An infusion prepared with the leaves of tarragon has been traditionally recommended to improve appetite, alleviate flatulence and colic, to provide relief from the pain caused by arthritis, gout and rheumatism as well as flush out worms from the body. It is said that when freshly collected tarragon leaves or roots are topically applied to cuts, sores and even teeth, they act as a local painkiller.

In foods and beverages, tarragon is used as a culinary herb.

In manufacturing, tarragon is used as a fragrance in soaps and cosmetics.

Tarragon (Artemisia Dracunculus) Side effects


Tarragon is likely safe when taken by mouth in food amounts. Tarragon is possibly safe when taken by mouth as a medicine, short-term. Long-term use of tarragon as a medicine is likely unsafe . Tarragon contains a chemical called estragole, which might cause cancer.

Pregnancy and breast-feeding: It’s likely unsafe for women who are pregnant or breast-feeding to take tarragon by mouth as a medicine. Tarragon might start your period and endanger the pregnancy.
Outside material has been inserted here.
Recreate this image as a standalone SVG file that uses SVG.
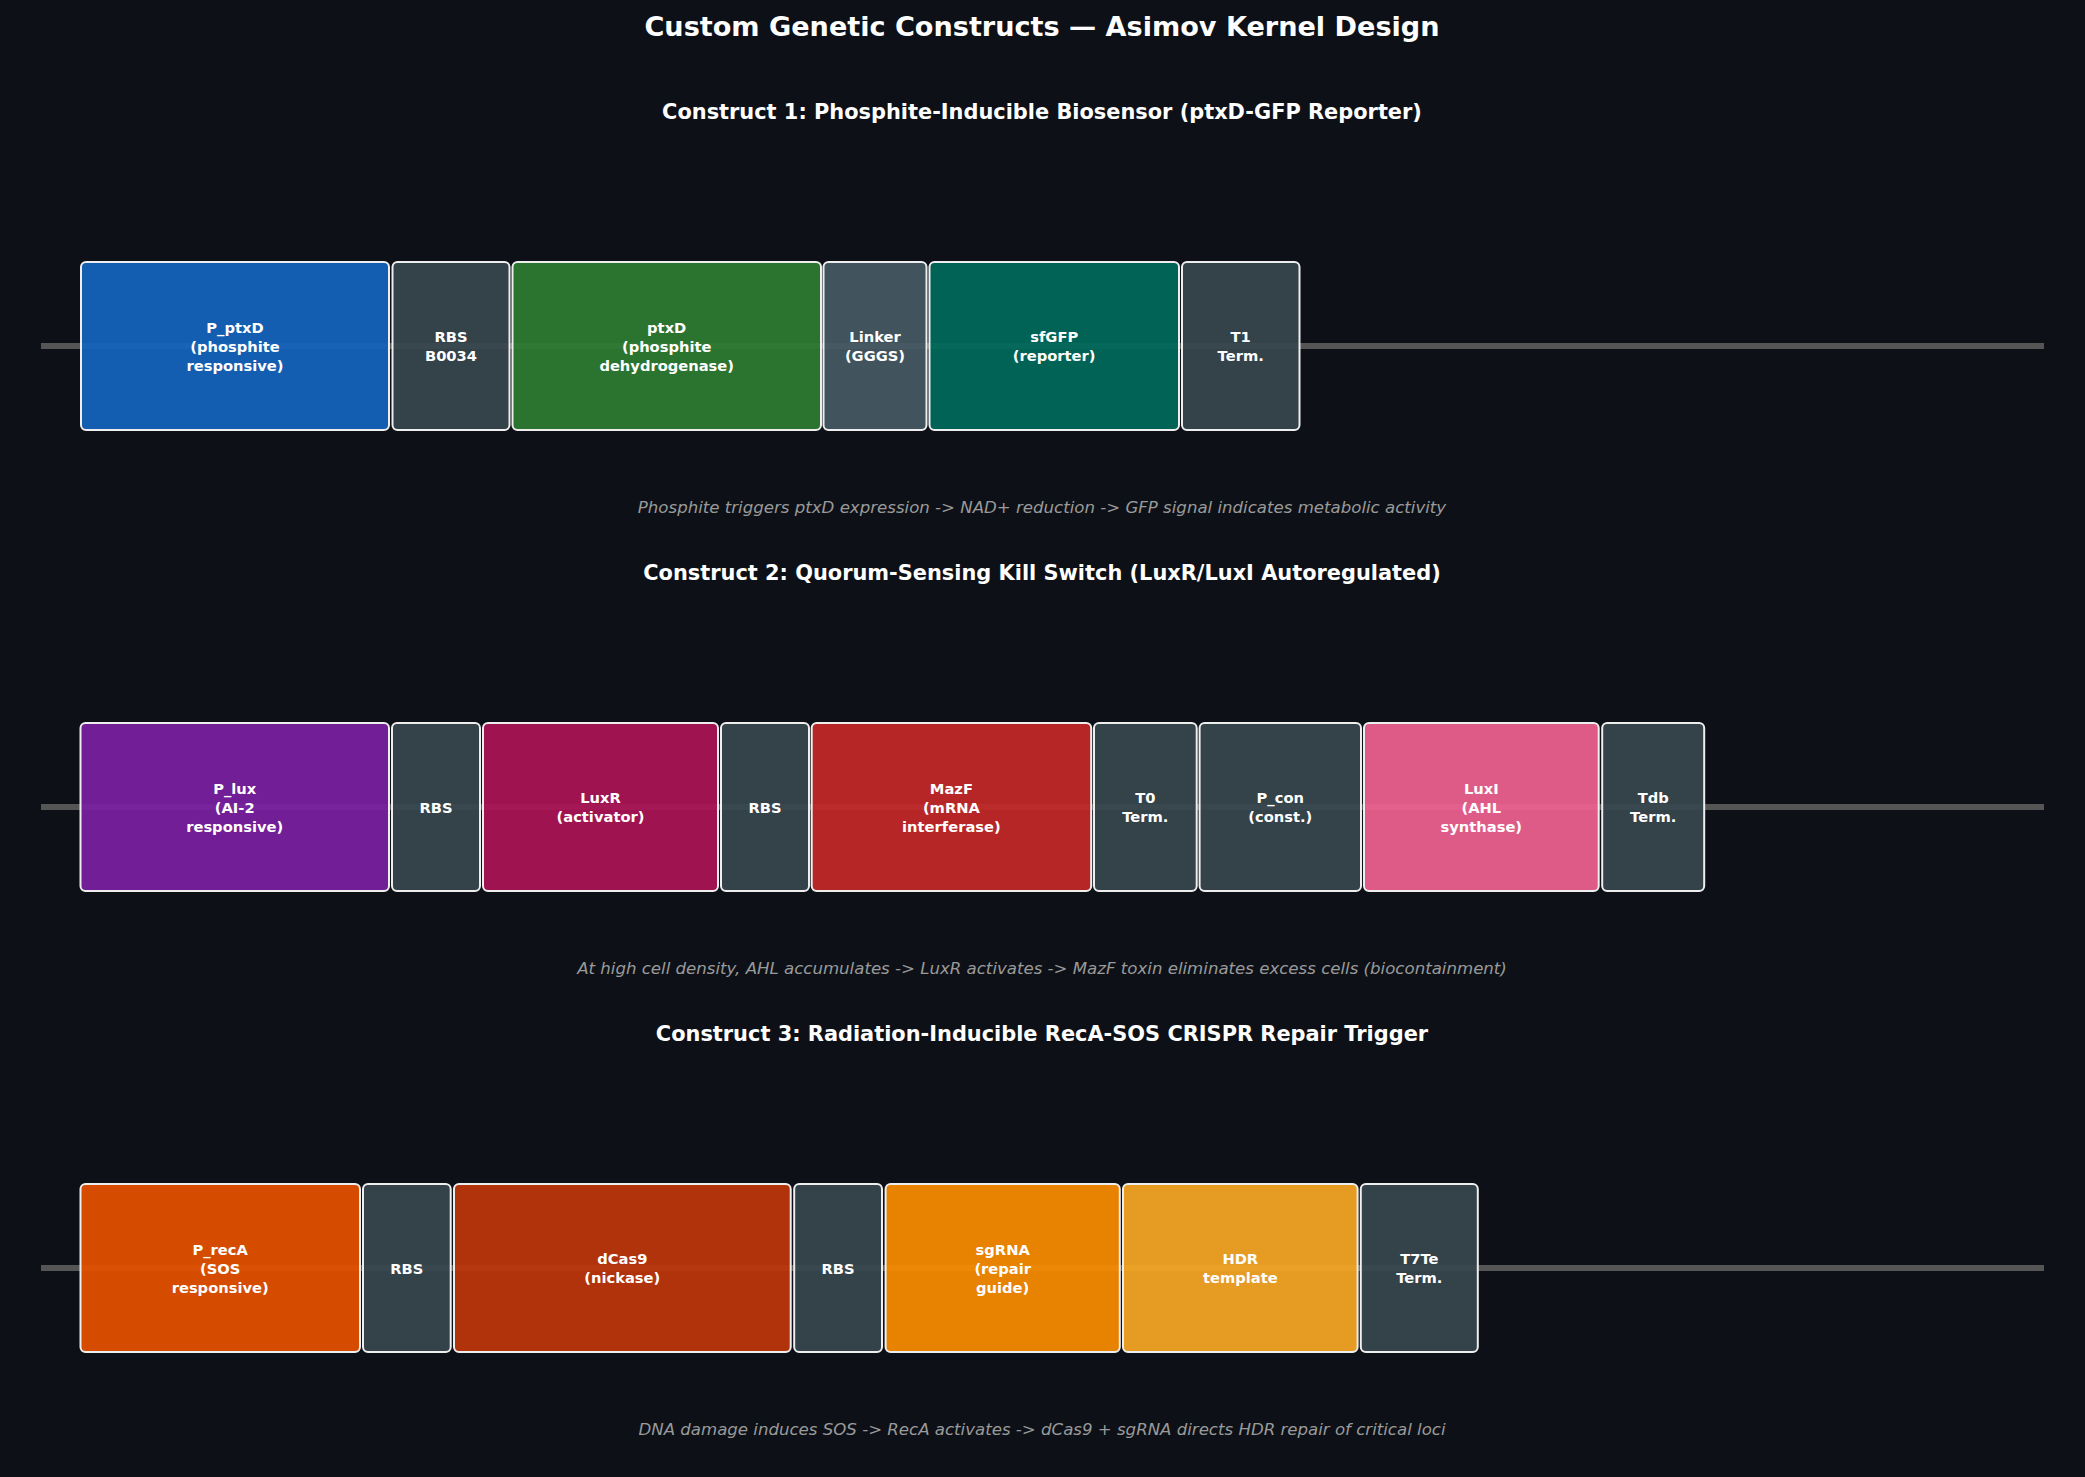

Bleeding disorder: Tarragon might slow blood clotting. There is concern that tarragon might increase the risk of bleeding when taken as a medicine. 


Tarragon (Artemisia dracunculus) Overview, Health Benefits, Side effects
Tarragon (Artemisia Dracunculus) tree


Allergy to ragweed and related plants: Tarragon may cause an allergic reaction in people who are sensitive to the Asteraceae/Compositae family. Members of this family include ragweed, chrysanthemums, marigolds, daisies, and many others. If you have allergies, be sure to check with your healthcare provider before taking tarragon.

Surgery: Tarragon might slow blood clotting. There is concern that tarragon might prolong bleeding during and after surgery. Stop taking tarragon at least 2 weeks before a scheduled surgery.